The movie came from a series of dreams Robert Altman had. It was heavily influenced by Persona, as were so many others. Persona is one of the fairly small number of “important” films that I have never seen. Perhaps it’s because I’m really not much of an Ingmar Bergman fan.

So we have Millie (Shelley Duvall), Pinkie (whose real name is Mildred, played by Sissy Spacek), and Willie (Janice Rule). Pinkie gets a job with Millie at the rehab center, and moves in with her. Millie never stops talking. I mean, never. She seems oblivious to the fact that everyone ignores her. Pinkie looks up to her, aspires to be her. Meanwhile, Willie is pregnant and spends all her time painting some seriously disturbed murals on walls and the bottoms of swimming pools. (These were painted by someone who calls himself Bodhi Wind. It was so hot in Palm Springs he had to work at night under lights, because the paint would boil during the day!)

It all goes along in a fairly mundane fashion, just this side of boredom, until Pinkie, rejected by Millie, attempts suicide.
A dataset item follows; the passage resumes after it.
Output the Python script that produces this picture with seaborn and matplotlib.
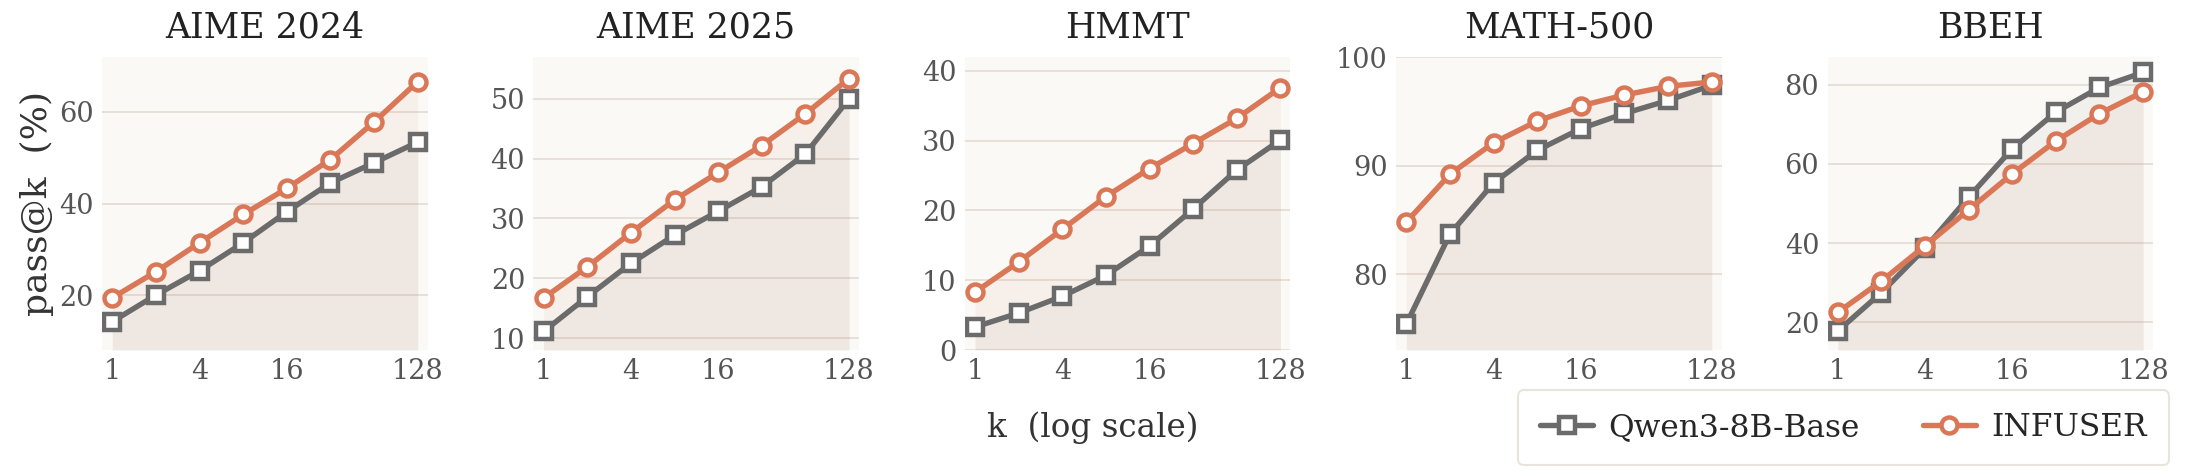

She ends up in a coma, and when she comes to she has changed. She is no longer sweet and innocent. Now she likes to shoot guns, and doesn’t care who she hurts. Then Willie goes into labor, Millie tries to deliver it, and it is stillborn …

Okay, that’s enough. I really didn’t care enough about this to go much deeper. It is clearly chockful of symbolism, and I’m sorry to say that symbolism usually bores me. There are all sorts of academic theories as to what it all means, and I won’t attempt to explain any of them. If you’re interested, look it up. I’m not sorry I saw it, but I can’t say I enjoyed myself.